COLIN. Put that down this instant - it'll only rile up your gastritis.

At intervals the trail divides, and you can, I was pleased to discover, uncover it without the HUD's assistance if you're willing to take your time. Once you've entered the animal's vicinity, you can lay traps to harm or immobilise it, though most of my kills came about via the time-honoured mechanism of hurling incendiaries all over and standing on a boulder.

It's certainly a cut above the human-on-human scraps, which feature a familiar assortment of melee fighters, archers, reinforcements callers and juggernauts. To say nothing of the bossfights, in which you claw at enormous health bars while fending off waves of minions and repeatedly reviving your four-legged accomplice. Chin up, Colin! Your umpteenth valiant sacrifice has bought me the few seconds I need to concoct some replacement firebombs. Now if you'd be so good, go jump on the man in the bearskin cloak to stop him dodging around while I aim.
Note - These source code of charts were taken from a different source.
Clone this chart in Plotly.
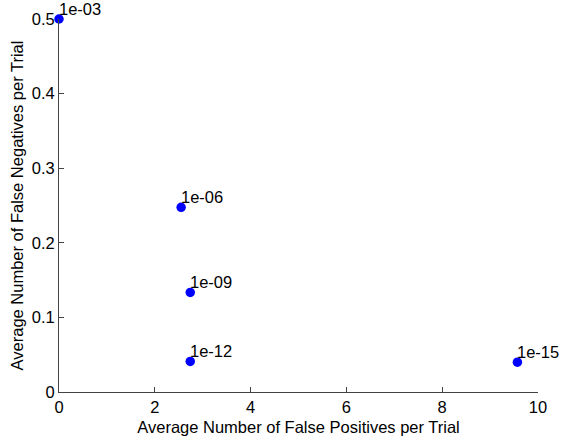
import plotly.graph_objects as go

fp = [0.0, 2.55, 2.74, 2.74, 9.57]
fn = [0.5, 0.2475, 0.1335, 0.041, 0.040]
labels = ["1e-03", "1e-06", "1e-09", "1e-12", "1e-15"]

FONT = "Liberation Sans, Arial, sans-serif"
FS = 16.5

fig = go.Figure()
fig.add_trace(go.Scatter(
    x=fp, y=fn, mode="markers",
    marker=dict(color="#0000ff", size=9.5, line=dict(width=0)),
    cliponaxis=False, showlegend=False, hoverinfo="x+y",
))

for xv, yv, t in zip(fp, fn, labels):
    fig.add_annotation(
        x=xv, y=yv, text=t, showarrow=False,
        xanchor="left", yanchor="bottom", xshift=-2, yshift=-1,
        font=dict(family=FONT, size=FS, color="black"),
    )

axis_common = dict(
    showgrid=False, zeroline=False, showline=True, linecolor="#444",
    linewidth=1, ticks="inside", ticklen=5, tickcolor="#444",
    tickfont=dict(family=FONT, size=FS, color="black"),
    mirror=False, automargin=False,
)

fig.update_xaxes(range=[0, 10], dtick=2, tick0=0,
                 title=dict(text="Average Number of False Positives per Trial",
                            font=dict(family=FONT, size=FS, color="black"), standoff=6),
                 **axis_common)
fig.update_yaxes(range=[0, 0.5], dtick=0.1, tick0=0,
                 title=dict(text="Average Number of False Negatives per Trial",
                            font=dict(family=FONT, size=FS, color="black"), standoff=3),
                 **axis_common)

fig.update_layout(
    width=564, height=441,
    margin=dict(l=59, r=26, t=19, b=49, pad=0),
    paper_bgcolor="white", plot_bgcolor="white",
    font=dict(family=FONT, size=FS, color="black"),
)

fig.write_html("out.html", config={"displayModeBar": False},
               post_script="document.body.style.margin='0';")
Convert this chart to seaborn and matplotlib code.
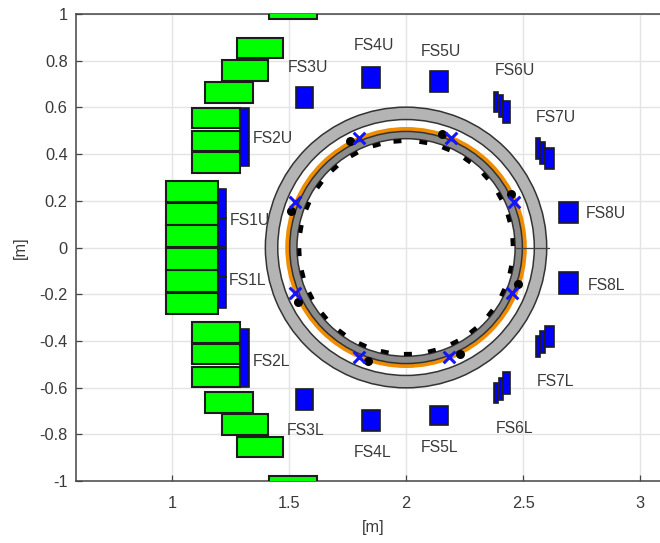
import numpy as np
import pandas as pd
import seaborn as sns
import matplotlib
matplotlib.use("Agg")
import matplotlib.pyplot as plt
from matplotlib.patches import Rectangle, Wedge

# bobinas verdes (mitad superior), x0, x1, y0, y1
green_x0 = [1.276, 1.212, 1.141, 1.085, 1.085, 1.085, 0.974, 0.974, 0.974, 1.416]
green_x1 = [1.473, 1.411, 1.347, 1.291, 1.291, 1.291, 1.195, 1.195, 1.195, 1.621]
green_y0 = [0.813, 0.715, 0.618, 0.510, 0.415, 0.320, 0.194, 0.098, 0.003, 0.977]
green_y1 = [0.898, 0.804, 0.708, 0.598, 0.501, 0.407, 0.286, 0.190, 0.095, 1.060]

# bobinas azules superiores
blue_up_x0 = [1.291, 1.195, 1.195, 1.530, 1.812, 2.103, 2.377, 2.397, 2.416, 2.554, 2.572, 2.593, 2.655]
blue_up_x1 = [1.330, 1.230, 1.230, 1.604, 1.889, 2.180, 2.394, 2.416, 2.446, 2.572, 2.593, 2.633, 2.736]
blue_up_y0 = [0.348, 0.003, 0.125, 0.597, 0.685, 0.668, 0.580, 0.561, 0.535, 0.380, 0.358, 0.337, 0.104]
blue_up_y1 = [0.598, 0.125, 0.251, 0.689, 0.775, 0.754, 0.668, 0.651, 0.627, 0.470, 0.451, 0.425, 0.197]

# bobinas azules inferiores
blue_lo_x0 = [1.291, 1.195, 1.195, 1.530, 1.812, 2.103, 2.377, 2.397, 2.416, 2.554, 2.572, 2.593, 2.655]
blue_lo_x1 = [1.330, 1.230, 1.230, 1.604, 1.889, 2.180, 2.394, 2.416, 2.446, 2.572, 2.593, 2.633, 2.736]
blue_lo_y0 = [-0.598, -0.125, -0.257, -0.698, -0.784, -0.762, -0.668, -0.651, -0.627, -0.470, -0.451, -0.425, -0.201]
blue_lo_y1 = [-0.348, -0.003, -0.125, -0.608, -0.694, -0.677, -0.580, -0.561, -0.535, -0.380, -0.358, -0.337, -0.107]

# radios de la camara
center_x = 2.0
outer_ring = [0.548, 0.601]
orange_ring = [0.497, 0.516]
gray_ring = [0.466, 0.497]

# losetas (angulo en grados)
tile_r = 0.456
tile_angles = [2.9, 15.9, 28.8, 42, 55, 68, 80.7, 94.6, 106, 119, 132, 144, 157, 170,
               182.5, 194.5, 207, 220, 233, 246, 258.5, 271, 284, 297, 309, 322, 335, 348]

cross_x = [1.526, 1.80, 2.19, 2.46, 1.526, 1.80, 2.184, 2.454]
cross_y = [0.193, 0.47, 0.47, 0.193, -0.193, -0.47, -0.47, -0.196]
dot_x = [1.507, 1.761, 2.153, 2.449, 1.538, 1.838, 2.231, 2.477]
dot_y = [0.158, 0.455, 0.484, 0.227, -0.234, -0.487, -0.455, -0.158]

label_names = ["FS1U", "FS1L", "FS2U", "FS2L", "FS3U", "FS3L", "FS4U", "FS4L",
               "FS5U", "FS5L", "FS6U", "FS6L", "FS7U", "FS7L", "FS8U", "FS8L"]
label_x = [1.333, 1.325, 1.432, 1.425, 1.58, 1.573, 1.863, 1.859,
           2.15, 2.145, 2.466, 2.462, 2.641, 2.637, 2.855, 2.855]
label_y = [0.116, -0.141, 0.467, -0.488, 0.771, -0.784, 0.865, -0.878,
           0.839, -0.857, 0.758, -0.775, 0.557, -0.574, 0.146, -0.163]

x_ticks = [1, 1.5, 2, 2.5, 3]
x_tick_labels = ["1", "1.5", "2", "2.5", "3"]
y_ticks = [-1, -0.8, -0.6, -0.4, -0.2, 0, 0.2, 0.4, 0.6, 0.8, 1]
y_tick_labels = ["-1", "-0.8", "-0.6", "-0.4", "-0.2", "0", "0.2", "0.4", "0.6", "0.8", "1"]

sns.set_theme(style="whitegrid")
plt.rcParams["font.family"] = ["Liberation Sans", "DejaVu Sans"]

TXT = "#3a3a3a"
EDGE = "#1c1c1c"

fig = plt.figure(figsize=(6.6, 5.43), dpi=100)
ax = fig.add_axes([76 / 660, 62 / 543, 584 / 660, 467 / 543])


def add_rect(x0, x1, y0, y1, color, lw=1.5):
    ax.add_patch(Rectangle((x0, y0), x1 - x0, y1 - y0, facecolor=color,
                           edgecolor=EDGE, linewidth=lw, zorder=3))


# anillos
for r, color in [(outer_ring, "#b4b4b4"), (orange_ring, "#f08c00"), (gray_ring, "#8c8c8c")]:
    edge = "none" if color == "#f08c00" else "#333333"
    ax.add_patch(Wedge((center_x, 0), r[1], 0, 360, width=r[1] - r[0], facecolor=color,
                       edgecolor=edge, linewidth=1.1, zorder=2))
ax.plot([center_x + gray_ring[0], center_x + outer_ring[1] + 0.01], [0, 0], color="#444444", lw=0.9, zorder=2.5)

# losetas
for a in tile_angles:
    t = np.radians(a)
    tx, ty = -np.sin(t) * 0.017, np.cos(t) * 0.017
    cx, cy = center_x + tile_r * np.cos(t), tile_r * np.sin(t)
    ax.plot([cx - tx, cx + tx], [cy - ty, cy + ty], color="black", lw=3,
            solid_capstyle="butt", zorder=2.6)

# bobinas
for i in range(len(green_x0)):
    add_rect(green_x0[i], green_x1[i], green_y0[i], green_y1[i], "#00ff00")
    add_rect(green_x0[i], green_x1[i], -green_y1[i], -green_y0[i], "#00ff00")
for i in range(len(blue_up_x0)):
    add_rect(blue_up_x0[i], blue_up_x1[i], blue_up_y0[i], blue_up_y1[i], "#0000ff", lw=1.2)
    add_rect(blue_lo_x0[i], blue_lo_x1[i], blue_lo_y0[i], blue_lo_y1[i], "#0000ff", lw=1.2)

dots = pd.DataFrame({"x": dot_x, "y": dot_y})
crosses = pd.DataFrame({"x": cross_x, "y": cross_y})
sns.scatterplot(data=dots, x="x", y="y", color="black", s=42, linewidth=0, ax=ax, zorder=4)
sns.scatterplot(data=crosses, x="x", y="y", color="#1414ff", marker="x", s=70, linewidth=2.2, ax=ax, zorder=5)

for name, lx, ly in zip(label_names, label_x, label_y):
    ax.text(lx, ly, name, ha="center", va="center", fontsize=11.3, color=TXT, zorder=6)

ax.set_xlim(0.59, 3.085)
ax.set_ylim(-1, 1)
ax.set_xticks(x_ticks)
ax.set_xticklabels(x_tick_labels)
ax.set_yticks(y_ticks)
ax.set_yticklabels(y_tick_labels)
ax.grid(True, color="#e4e4e4", linewidth=1.0)
ax.set_axisbelow(True)
ax.tick_params(axis="both", direction="in", length=4, width=0.9, color="#444444",
               labelsize=11.8, labelcolor=TXT, left=True, bottom=True)
ax.tick_params(axis="y", pad=6)
ax.tick_params(axis="x", pad=11)
for side in ["left", "bottom", "top"]:
    ax.spines[side].set_visible(True)
    ax.spines[side].set_color("#444444")
    ax.spines[side].set_linewidth(1.1)
ax.spines["right"].set_visible(False)

ax.set_xlabel("[m]", fontsize=11.8, color=TXT, x=(373 - 76) / 584, labelpad=6)
ax.set_ylabel("[m]", fontsize=11.8, color=TXT, labelpad=8)

plt.savefig("out.png", dpi=100)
If only the developers had taken this side of things further. As things stand, Primal's endgame feels like it should be the start of a journey away from a formula that is losing its lustre. To paraphrase Bioshock Infinite: there is always a man and there is always a radio tower, or at least an edifice that serves the same function. There is always a main objective you're working your way towards, and a crop of variables or emergent activities that interfere amusingly with your attempts to reach it. There are always pop-eyed nutters in the cinematics, and there is always the faint suspicion that the geography is, in fact, a very picturesque spreadsheet. Primal has moments of verve, and offers many hours of competent, free-roving entertainment, but it's a game from the past in more ways than one.